Extracted records:
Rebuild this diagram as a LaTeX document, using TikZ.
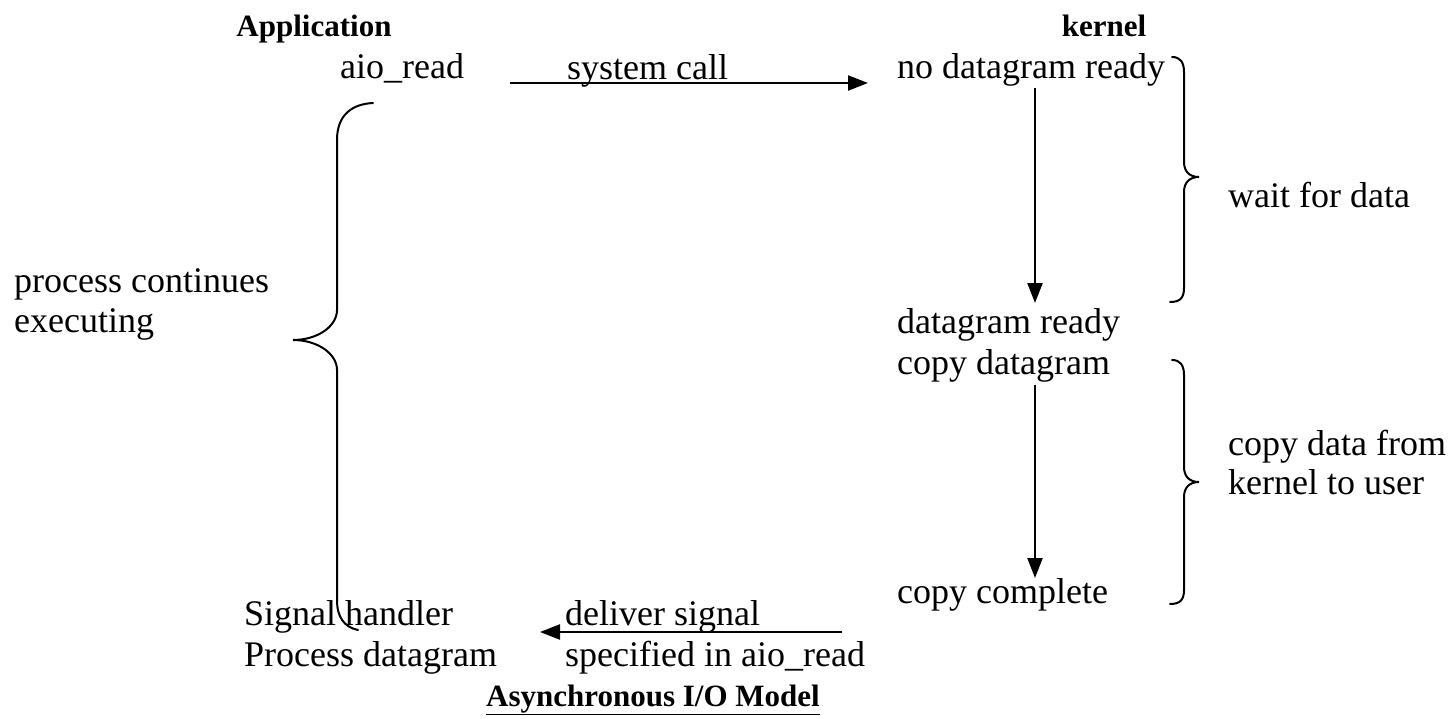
\documentclass[tikz,border=0pt]{standalone}
\usepackage{fontspec}
\setmainfont{Liberation Serif}
\usetikzlibrary{arrows.meta}
\begin{document}
\begin{tikzpicture}[x=1pt,y=-1pt,
  lbl/.style={inner sep=0pt, anchor=base west, font=\fontsize{36}{40}\selectfont},
  head/.style={inner sep=0pt, anchor=base, font=\fontsize{31}{36}\selectfont\bfseries},
  flow/.style={line width=2.3pt, -{Triangle[length=20pt,width=15pt]}},
  brace/.style={line width=2pt, line cap=round}]
\useasboundingbox (0,0) rectangle (1454,718);

% column headings
\node[head] (app) at (314,36) {Application};
\node[head] (ker) at (1104,36) {kernel};

% application side
\node[lbl] (aio) at (340,78) {aio\_read};
\node[lbl] (pc1) at (14,292) {process continues};
\node[lbl] (pc2) at (14,332) {executing};
\node[lbl] (sh) at (244,625) {Signal handler};
\node[lbl] (pd) at (244,666) {Process datagram};

% call and signal labels
\node[lbl] (sc) at (567,79) {system call};
\node[lbl] (ds) at (565,625) {deliver signal};
\node[lbl] (sp) at (565,666) {specified in aio\_read};

% kernel side
\node[lbl] (ndr) at (897,78) {no datagram ready};
\node[lbl] (dr) at (897,333) {datagram ready};
\node[lbl] (cd) at (897,374) {copy datagram};
\node[lbl] (cc) at (897,603) {copy complete};

% phase labels
\node[lbl] (wait) at (1228,207) {wait for data};
\node[lbl] (cdk1) at (1228,455) {copy data from};
\node[lbl] (cdk2) at (1228,494) {kernel to user};

% caption
\node[head] (title) at (653,706) {\underline{Asynchronous I/O Model}};

% arrow end points
\coordinate (scA) at (510,83);
\coordinate (scB) at (868,83);
\coordinate (v1a) at (1035,88);
\coordinate (v1b) at (1035,303);
\coordinate (v2a) at (1035,385);
\coordinate (v2b) at (1035,578);
\coordinate (dsA) at (842,632);
\coordinate (dsB) at (540,632);

\draw[flow] (scA) -- (scB);
\draw[flow] (v1a) -- (v1b);
\draw[flow] (v2a) -- (v2b);
\draw[flow] (dsA) -- (dsB);

% brace: wait for data
\draw[brace] (1172,57) .. controls (1180,57) and (1184,62) .. (1184,72)
  -- (1184,162) .. controls (1184,172) and (1190,177) .. (1199,177)
  .. controls (1190,177) and (1184,182) .. (1184,192)
  -- (1184,288) .. controls (1184,298) and (1180,302) .. (1170,302);

% brace: copy data from kernel to user
\draw[brace] (1172,360) .. controls (1180,360) and (1184,365) .. (1184,375)
  -- (1184,467) .. controls (1184,477) and (1190,482) .. (1199,482)
  .. controls (1190,482) and (1184,487) .. (1184,497)
  -- (1184,590) .. controls (1184,600) and (1180,604) .. (1170,604);

% brace: process continues executing
\draw[brace] (373,103) .. controls (352,104) and (337,115) .. (337,140)
  -- (337,310) .. controls (337,326) and (318,340) .. (293,340)
  .. controls (318,340) and (337,354) .. (337,370)
  -- (337,600) .. controls (337,617) and (344,627) .. (358,630);
\end{tikzpicture}
\end{document}
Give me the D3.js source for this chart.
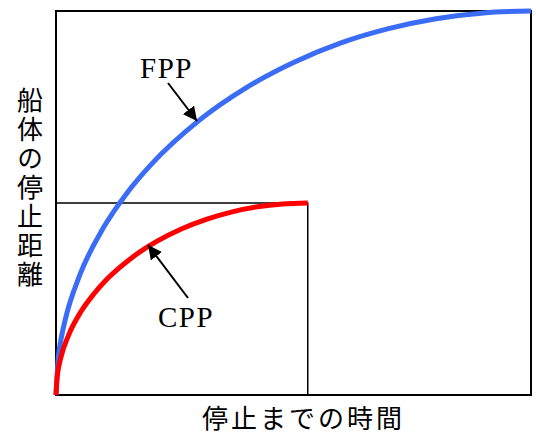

What to work on: Exactly as written, please give again the lines from the beginning of the listing through the line containing "-- (1184,288) ..", inclusive, without any pictures.

Task response:
Rebuild this diagram as a LaTeX document, using TikZ.
\documentclass[tikz,border=0pt]{standalone}
\usepackage{fontspec}
\setmainfont{Liberation Serif}
\usetikzlibrary{arrows.meta}
\begin{document}
\begin{tikzpicture}[x=1pt,y=-1pt,
  lbl/.style={inner sep=0pt, anchor=base west, font=\fontsize{36}{40}\selectfont},
  head/.style={inner sep=0pt, anchor=base, font=\fontsize{31}{36}\selectfont\bfseries},
  flow/.style={line width=2.3pt, -{Triangle[length=20pt,width=15pt]}},
  brace/.style={line width=2pt, line cap=round}]
\useasboundingbox (0,0) rectangle (1454,718);

% column headings
\node[head] (app) at (314,36) {Application};
\node[head] (ker) at (1104,36) {kernel};

% application side
\node[lbl] (aio) at (340,78) {aio\_read};
\node[lbl] (pc1) at (14,292) {process continues};
\node[lbl] (pc2) at (14,332) {executing};
\node[lbl] (sh) at (244,625) {Signal handler};
\node[lbl] (pd) at (244,666) {Process datagram};

% call and signal labels
\node[lbl] (sc) at (567,79) {system call};
\node[lbl] (ds) at (565,625) {deliver signal};
\node[lbl] (sp) at (565,666) {specified in aio\_read};

% kernel side
\node[lbl] (ndr) at (897,78) {no datagram ready};
\node[lbl] (dr) at (897,333) {datagram ready};
\node[lbl] (cd) at (897,374) {copy datagram};
\node[lbl] (cc) at (897,603) {copy complete};

% phase labels
\node[lbl] (wait) at (1228,207) {wait for data};
\node[lbl] (cdk1) at (1228,455) {copy data from};
\node[lbl] (cdk2) at (1228,494) {kernel to user};

% caption
\node[head] (title) at (653,706) {\underline{Asynchronous I/O Model}};

% arrow end points
\coordinate (scA) at (510,83);
\coordinate (scB) at (868,83);
\coordinate (v1a) at (1035,88);
\coordinate (v1b) at (1035,303);
\coordinate (v2a) at (1035,385);
\coordinate (v2b) at (1035,578);
\coordinate (dsA) at (842,632);
\coordinate (dsB) at (540,632);

\draw[flow] (scA) -- (scB);
\draw[flow] (v1a) -- (v1b);
\draw[flow] (v2a) -- (v2b);
\draw[flow] (dsA) -- (dsB);

% brace: wait for data
\draw[brace] (1172,57) .. controls (1180,57) and (1184,62) .. (1184,72)
  -- (1184,162) .. controls (1184,172) and (1190,177) .. (1199,177)
  .. controls (1190,177) and (1184,182) .. (1184,192)
  -- (1184,288) .. controls (1184,298) and (1180,302) .. (1170,302);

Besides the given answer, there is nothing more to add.